*THE REQUEST*
Retype only what runs from the beginning of the data through the line with "35, 40, 45];"; please omit the pictures and keep every line exact.

-------- INFORMATION PROVIDED --------

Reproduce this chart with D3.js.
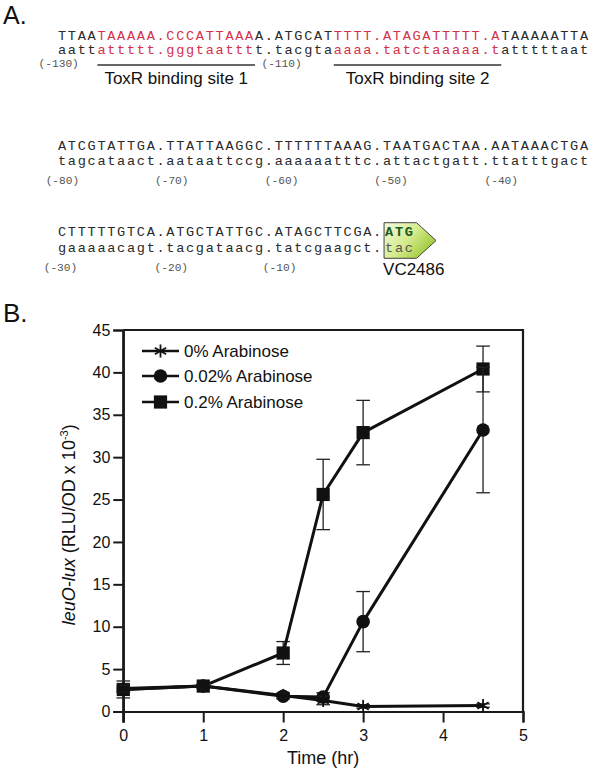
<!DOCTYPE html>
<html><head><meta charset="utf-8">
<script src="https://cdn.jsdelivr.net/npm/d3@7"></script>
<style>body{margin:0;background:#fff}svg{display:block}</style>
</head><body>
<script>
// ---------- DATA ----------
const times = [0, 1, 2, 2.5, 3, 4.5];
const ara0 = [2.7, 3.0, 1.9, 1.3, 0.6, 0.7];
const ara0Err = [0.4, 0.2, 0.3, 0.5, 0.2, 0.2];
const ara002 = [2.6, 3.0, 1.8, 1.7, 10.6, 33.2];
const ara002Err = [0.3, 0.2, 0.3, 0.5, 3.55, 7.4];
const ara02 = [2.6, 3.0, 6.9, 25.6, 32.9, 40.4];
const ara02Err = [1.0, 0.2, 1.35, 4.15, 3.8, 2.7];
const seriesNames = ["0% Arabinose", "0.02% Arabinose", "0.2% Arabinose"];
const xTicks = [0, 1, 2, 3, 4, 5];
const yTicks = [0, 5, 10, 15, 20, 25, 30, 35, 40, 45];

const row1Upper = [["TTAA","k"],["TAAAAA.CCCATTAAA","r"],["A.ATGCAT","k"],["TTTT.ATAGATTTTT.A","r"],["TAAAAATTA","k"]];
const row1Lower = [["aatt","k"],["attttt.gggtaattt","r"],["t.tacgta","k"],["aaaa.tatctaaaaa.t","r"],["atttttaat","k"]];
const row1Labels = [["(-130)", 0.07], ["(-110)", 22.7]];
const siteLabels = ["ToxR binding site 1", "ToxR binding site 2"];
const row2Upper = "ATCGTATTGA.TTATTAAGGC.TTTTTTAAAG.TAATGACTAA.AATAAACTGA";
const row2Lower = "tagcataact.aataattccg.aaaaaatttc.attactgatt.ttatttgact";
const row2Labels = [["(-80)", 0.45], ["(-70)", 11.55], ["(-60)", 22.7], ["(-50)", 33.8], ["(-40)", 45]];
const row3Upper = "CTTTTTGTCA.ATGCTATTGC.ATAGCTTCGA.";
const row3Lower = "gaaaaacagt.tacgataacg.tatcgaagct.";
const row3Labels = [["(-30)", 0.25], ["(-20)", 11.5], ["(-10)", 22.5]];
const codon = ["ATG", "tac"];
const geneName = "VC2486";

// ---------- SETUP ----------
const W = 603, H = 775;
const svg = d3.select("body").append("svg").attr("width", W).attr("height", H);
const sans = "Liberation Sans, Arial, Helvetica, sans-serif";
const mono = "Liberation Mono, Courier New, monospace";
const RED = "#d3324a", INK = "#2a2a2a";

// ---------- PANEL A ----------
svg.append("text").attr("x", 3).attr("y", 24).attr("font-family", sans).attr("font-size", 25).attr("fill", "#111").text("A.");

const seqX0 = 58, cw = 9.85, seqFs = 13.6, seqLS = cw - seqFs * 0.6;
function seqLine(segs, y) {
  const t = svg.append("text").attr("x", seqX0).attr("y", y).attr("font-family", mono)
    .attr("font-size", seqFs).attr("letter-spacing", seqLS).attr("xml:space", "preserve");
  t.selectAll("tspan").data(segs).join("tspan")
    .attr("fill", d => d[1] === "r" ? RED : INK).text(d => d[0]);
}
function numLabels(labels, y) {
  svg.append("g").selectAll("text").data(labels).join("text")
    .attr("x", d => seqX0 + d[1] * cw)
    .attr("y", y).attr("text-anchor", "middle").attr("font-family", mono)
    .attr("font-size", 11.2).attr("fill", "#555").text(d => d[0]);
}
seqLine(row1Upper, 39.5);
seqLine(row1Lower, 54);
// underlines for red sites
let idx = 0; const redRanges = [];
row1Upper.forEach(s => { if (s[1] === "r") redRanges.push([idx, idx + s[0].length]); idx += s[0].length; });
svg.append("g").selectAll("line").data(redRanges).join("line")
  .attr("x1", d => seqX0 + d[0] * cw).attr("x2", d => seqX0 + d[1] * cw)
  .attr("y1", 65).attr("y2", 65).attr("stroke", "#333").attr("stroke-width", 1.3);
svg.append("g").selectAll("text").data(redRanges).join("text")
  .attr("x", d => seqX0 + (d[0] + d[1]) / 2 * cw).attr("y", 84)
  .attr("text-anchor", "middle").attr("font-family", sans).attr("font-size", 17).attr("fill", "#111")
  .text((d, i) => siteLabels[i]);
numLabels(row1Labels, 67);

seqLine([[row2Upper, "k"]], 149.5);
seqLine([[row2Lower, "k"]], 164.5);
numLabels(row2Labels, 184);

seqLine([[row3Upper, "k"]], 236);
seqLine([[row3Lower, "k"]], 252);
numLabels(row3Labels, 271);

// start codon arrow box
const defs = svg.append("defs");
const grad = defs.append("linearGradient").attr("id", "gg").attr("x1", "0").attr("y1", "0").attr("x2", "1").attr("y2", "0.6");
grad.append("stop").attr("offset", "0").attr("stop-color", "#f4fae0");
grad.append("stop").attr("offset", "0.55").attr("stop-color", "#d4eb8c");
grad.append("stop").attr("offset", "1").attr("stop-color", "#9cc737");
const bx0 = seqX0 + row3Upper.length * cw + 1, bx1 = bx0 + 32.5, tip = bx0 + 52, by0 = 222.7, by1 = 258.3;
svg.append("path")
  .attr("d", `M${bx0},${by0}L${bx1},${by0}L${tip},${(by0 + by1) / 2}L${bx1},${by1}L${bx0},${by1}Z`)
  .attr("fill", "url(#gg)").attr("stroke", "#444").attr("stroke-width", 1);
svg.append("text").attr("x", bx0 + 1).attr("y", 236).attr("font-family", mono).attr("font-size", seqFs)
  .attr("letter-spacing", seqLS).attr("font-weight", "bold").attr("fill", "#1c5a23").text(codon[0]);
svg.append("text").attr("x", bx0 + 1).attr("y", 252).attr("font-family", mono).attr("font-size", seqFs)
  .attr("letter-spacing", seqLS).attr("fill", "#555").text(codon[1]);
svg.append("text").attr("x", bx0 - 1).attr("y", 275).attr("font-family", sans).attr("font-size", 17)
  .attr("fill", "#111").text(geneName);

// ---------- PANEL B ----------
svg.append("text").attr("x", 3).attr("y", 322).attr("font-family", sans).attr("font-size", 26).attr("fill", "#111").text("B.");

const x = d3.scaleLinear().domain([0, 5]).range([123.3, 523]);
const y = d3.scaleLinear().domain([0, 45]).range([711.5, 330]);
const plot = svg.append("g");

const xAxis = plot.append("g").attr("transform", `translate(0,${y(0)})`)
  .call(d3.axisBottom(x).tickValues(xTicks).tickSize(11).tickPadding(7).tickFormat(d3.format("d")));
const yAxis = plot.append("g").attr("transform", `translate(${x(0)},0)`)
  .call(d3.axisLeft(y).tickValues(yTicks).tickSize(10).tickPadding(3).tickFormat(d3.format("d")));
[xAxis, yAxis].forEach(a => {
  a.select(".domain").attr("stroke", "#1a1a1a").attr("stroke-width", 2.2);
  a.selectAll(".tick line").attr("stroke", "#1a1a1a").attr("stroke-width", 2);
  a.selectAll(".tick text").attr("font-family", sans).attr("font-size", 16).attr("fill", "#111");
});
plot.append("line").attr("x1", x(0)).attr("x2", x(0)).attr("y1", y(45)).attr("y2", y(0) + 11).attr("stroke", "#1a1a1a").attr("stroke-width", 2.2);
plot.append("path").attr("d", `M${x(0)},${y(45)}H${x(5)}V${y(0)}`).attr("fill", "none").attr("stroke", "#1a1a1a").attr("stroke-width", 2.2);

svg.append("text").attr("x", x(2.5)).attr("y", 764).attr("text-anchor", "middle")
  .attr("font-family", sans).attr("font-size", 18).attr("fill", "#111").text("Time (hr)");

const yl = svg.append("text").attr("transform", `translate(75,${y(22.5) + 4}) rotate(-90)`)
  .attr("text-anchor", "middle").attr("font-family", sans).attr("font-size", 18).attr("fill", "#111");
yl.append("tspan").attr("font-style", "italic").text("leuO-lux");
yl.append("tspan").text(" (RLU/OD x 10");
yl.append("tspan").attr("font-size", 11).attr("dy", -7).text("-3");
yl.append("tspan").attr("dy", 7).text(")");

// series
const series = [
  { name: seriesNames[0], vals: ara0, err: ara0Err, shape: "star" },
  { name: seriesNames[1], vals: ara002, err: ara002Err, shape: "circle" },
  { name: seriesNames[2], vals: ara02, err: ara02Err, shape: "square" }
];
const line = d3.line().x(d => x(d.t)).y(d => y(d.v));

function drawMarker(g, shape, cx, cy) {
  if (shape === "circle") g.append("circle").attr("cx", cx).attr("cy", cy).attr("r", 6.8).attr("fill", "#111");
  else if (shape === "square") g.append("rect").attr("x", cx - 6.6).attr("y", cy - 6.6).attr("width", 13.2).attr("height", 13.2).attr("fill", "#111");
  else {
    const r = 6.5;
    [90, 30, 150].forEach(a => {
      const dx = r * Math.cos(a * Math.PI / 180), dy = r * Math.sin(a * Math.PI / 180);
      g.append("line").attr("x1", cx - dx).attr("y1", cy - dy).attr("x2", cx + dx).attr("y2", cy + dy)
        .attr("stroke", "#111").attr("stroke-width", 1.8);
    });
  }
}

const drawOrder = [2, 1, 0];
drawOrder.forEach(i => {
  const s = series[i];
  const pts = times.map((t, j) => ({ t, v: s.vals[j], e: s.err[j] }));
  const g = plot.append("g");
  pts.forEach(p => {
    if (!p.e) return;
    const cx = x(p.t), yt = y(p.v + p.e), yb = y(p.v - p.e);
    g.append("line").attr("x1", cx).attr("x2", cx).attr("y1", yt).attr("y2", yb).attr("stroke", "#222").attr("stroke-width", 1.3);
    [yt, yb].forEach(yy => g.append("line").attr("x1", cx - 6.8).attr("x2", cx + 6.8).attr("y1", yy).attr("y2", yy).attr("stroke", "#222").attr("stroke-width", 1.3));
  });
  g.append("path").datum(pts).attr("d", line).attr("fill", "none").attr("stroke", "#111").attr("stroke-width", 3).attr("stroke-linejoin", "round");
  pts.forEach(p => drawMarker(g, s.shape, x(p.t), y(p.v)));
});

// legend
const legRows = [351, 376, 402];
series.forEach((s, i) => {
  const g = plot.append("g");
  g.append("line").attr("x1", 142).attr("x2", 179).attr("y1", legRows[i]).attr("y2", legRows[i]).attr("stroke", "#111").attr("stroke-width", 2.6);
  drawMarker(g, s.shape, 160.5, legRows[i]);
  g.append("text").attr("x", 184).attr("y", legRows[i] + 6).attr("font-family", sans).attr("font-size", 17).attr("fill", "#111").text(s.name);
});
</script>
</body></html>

--------

*REPLY TO THE EXERCISE*
Reproduce this chart with D3.js.
<!DOCTYPE html>
<html><head><meta charset="utf-8">
<script src="https://cdn.jsdelivr.net/npm/d3@7"></script>
<style>body{margin:0;background:#fff}svg{display:block}</style>
</head><body>
<script>
// ---------- DATA ----------
const times = [0, 1, 2, 2.5, 3, 4.5];
const ara0 = [2.7, 3.0, 1.9, 1.3, 0.6, 0.7];
const ara0Err = [0.4, 0.2, 0.3, 0.5, 0.2, 0.2];
const ara002 = [2.6, 3.0, 1.8, 1.7, 10.6, 33.2];
const ara002Err = [0.3, 0.2, 0.3, 0.5, 3.55, 7.4];
const ara02 = [2.6, 3.0, 6.9, 25.6, 32.9, 40.4];
const ara02Err = [1.0, 0.2, 1.35, 4.15, 3.8, 2.7];
const seriesNames = ["0% Arabinose", "0.02% Arabinose", "0.2% Arabinose"];
const xTicks = [0, 1, 2, 3, 4, 5];
const yTicks = [0, 5, 10, 15, 20, 25, 30, 35, 40, 45];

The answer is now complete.